Pub Date: Sept. 6th, 1968
Publisher: Doubleday

The last years of schooling that so heartbreakingly, exhilaratingly, coincide with a new adulthood are the subject of this ambling, bittersweet novel by a young expatriate Irish writer. As seventeen-year-old Shivaun leaves home for a convent boarding school in Dublin, she has disquieting hints that the ties of childhood are slackening, but it is not until the incredible rigor and regimen of the oppressive school presents another estrangement from the adult world that Shivaun gropes anxiously backwards for the security she has left.
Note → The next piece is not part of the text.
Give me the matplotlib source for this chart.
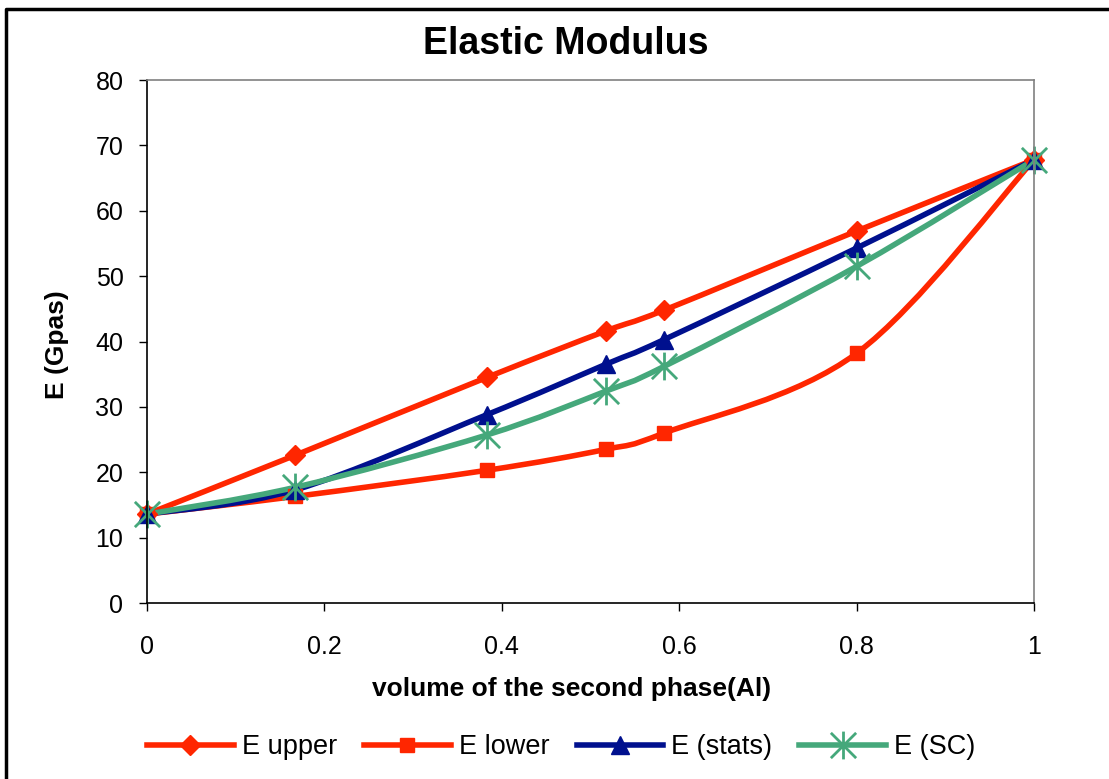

Two roommates gaily maverick Maeve, and gentle, innocently devoted Josie-help to perpetuate communion in an apparently loveless institution, but the world outside bulges at the convent door. There is a love ""affair"" with a home village boy, escapades with Maeve, but always palpitating in the background is a home ""grown itself in and away"" from Shivaun; parents revealed in an evolving perspective. The death of Shivaun's father, whom she adored, sounds the final clanging of the gate upon childhood and the paralyzing grief of loss. Miss Glennon rambles through her portraits, pleasures and melancholies as through a daisy field, cropping impulsively, and one wishes for a more strenuous convent discipline of structure at least. But the nery is lovely, the atmosphere fresh and appealing.